Cognizant authorized a $500 million accelerated share repurchase, and the company will receive about 7.8 million shares upfront under the ASR agreements. The buyback is part of an expanded 2026 repurchase plan raised from $1 billion to $2 billion, while Q1 2026 bookings rose 21% year over year and revenue guidance was reiterated at 2.5% to 5.0% growth. Analyst sentiment was mixed, with target cuts from Mizuho, Guggenheim, and BMO reflecting margin and demand concerns.

Analysis

This is less a simple capital-return headline than a signal that management sees near-term cash flow as durable enough to front-load repurchases even while the market is discounting margin pressure. The accelerated structure matters: by pulling forward ownership reduction, CTSH is effectively levering per-share metrics into the next few quarters, which can matter disproportionately when the stock is trading at a low-teens multiple and sentiment is anchored on “slow-growth IT services.” That tends to compress implied downside in weak tape because the buyback creates a standing marginal bid. The more interesting second-order effect is competitive positioning inside enterprise digital services: firms with credible AI-security offerings and balance-sheet flexibility can use buybacks to stabilize the multiple while they try to re-rate on product mix. If the Secure AI angle gains traction, CTSH may be able to defend against the usual “legacy services” valuation trap; if not, the repurchase just delays a de-rating rather than preventing it. In other words, this is a confidence signal, but not yet proof of a structural growth inflection.
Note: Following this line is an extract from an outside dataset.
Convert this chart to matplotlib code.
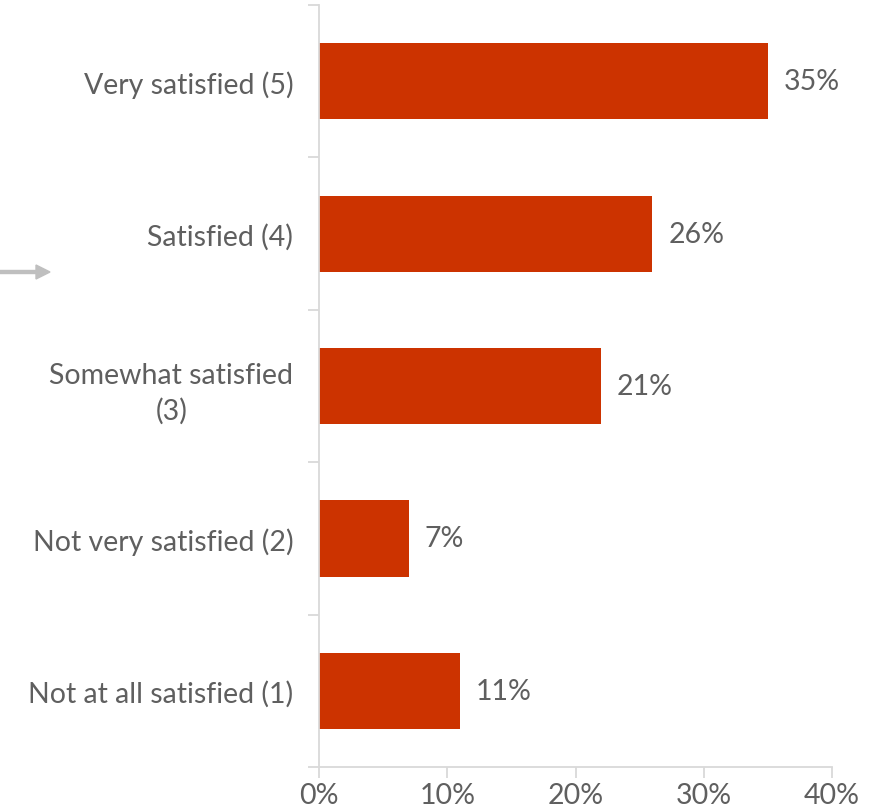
import matplotlib
matplotlib.use("Agg")
import matplotlib.pyplot as plt
from matplotlib.ticker import FixedLocator, PercentFormatter

categories = ["Very satisfied (5)", "Satisfied (4)", "Somewhat satisfied\n(3)",
              "Not very satisfied (2)", "Not at all satisfied (1)"]
values = [35, 26, 22, 7, 11]
value_labels = ["35%", "26%", "21%", "7%", "11%"]
x_ticks = [0, 10, 20, 30, 40]

plt.rcParams['font.family'] = ['Lato', 'DejaVu Sans']
text_color = "#5F5F5F"
axis_color = "#D9D9D9"
bar_color = "#CC3300"
fs = 20.5

fig = plt.figure(figsize=(8.71, 8.12), dpi=100)
ax = fig.add_axes([319/871, 1-768/812, (832-319)/871, (768-6)/812])

n = len(categories)
ypos = list(range(n))[::-1]
ax.barh(ypos, values, height=0.5, color=bar_color)
for y, v, lab in zip(ypos, values, value_labels):
    ax.annotate(lab, (v, y), xytext=(11.5, 0), textcoords="offset points",
                va="center", ha="left", fontsize=fs, color=text_color)

ax.set_xlim(0, 40)
ax.set_ylim(-0.5, n - 0.5)
ax.set_xticks(x_ticks)
ax.xaxis.set_major_formatter(PercentFormatter(decimals=0))
ax.set_yticks(ypos)
ax.set_yticklabels(categories, fontsize=fs, color=text_color, linespacing=1.38)
ax.yaxis.set_minor_locator(FixedLocator([i + 0.5 for i in range(-1, n)]))
for lbl in ax.get_yticklabels():
    lbl.set_horizontalalignment("right")
    lbl.set_multialignment("center")
ax.tick_params(axis="y", which="major", length=0, pad=18.5)
ax.tick_params(axis="y", which="minor", length=8, color=axis_color, width=1.3)
ax.tick_params(axis="x", length=8, color=axis_color, width=1.3, labelsize=fs,
               labelcolor=text_color, pad=3)

for s in ["top", "right"]:
    ax.spines[s].set_visible(False)
for s in ["left", "bottom"]:
    ax.spines[s].set_color(axis_color)
    ax.spines[s].set_linewidth(1.3)

fig.patches.append(matplotlib.patches.FancyArrow(
    0, 1-273/812, 36/871, 0, width=3/812, head_width=14/812, head_length=14/871,
    length_includes_head=False, color="#BFBFBF", transform=fig.transFigure, figure=fig))

fig.savefig("out.png", dpi=100)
The key risk is that buybacks do not fix the real issue flagged by the analyst community: gross-margin fragility. If booking strength does not translate into margin recovery over the next 1-2 quarters, the market will likely treat the ASR as financial engineering and fade the stock once the mechanical EPS boost is absorbed. Watch for any slip in guidance or evidence that AI-related wins are lower-margin than the legacy book; that would quickly neutralize the support from repurchases. Consensus seems to be underappreciating the timing asymmetry: the market is discounting today’s margin noise, while the ASR impacts per-share supply immediately. That creates a window where the stock can grind higher even without full fundamental confirmation, especially if broader rates stabilize and defend the multiple. The contrarian take is that CTSH may be one of the better ways to express a “quality at a discount” trade in IT services, but only if investors are willing to own it as a cash-return story first and an AI re-rating story second.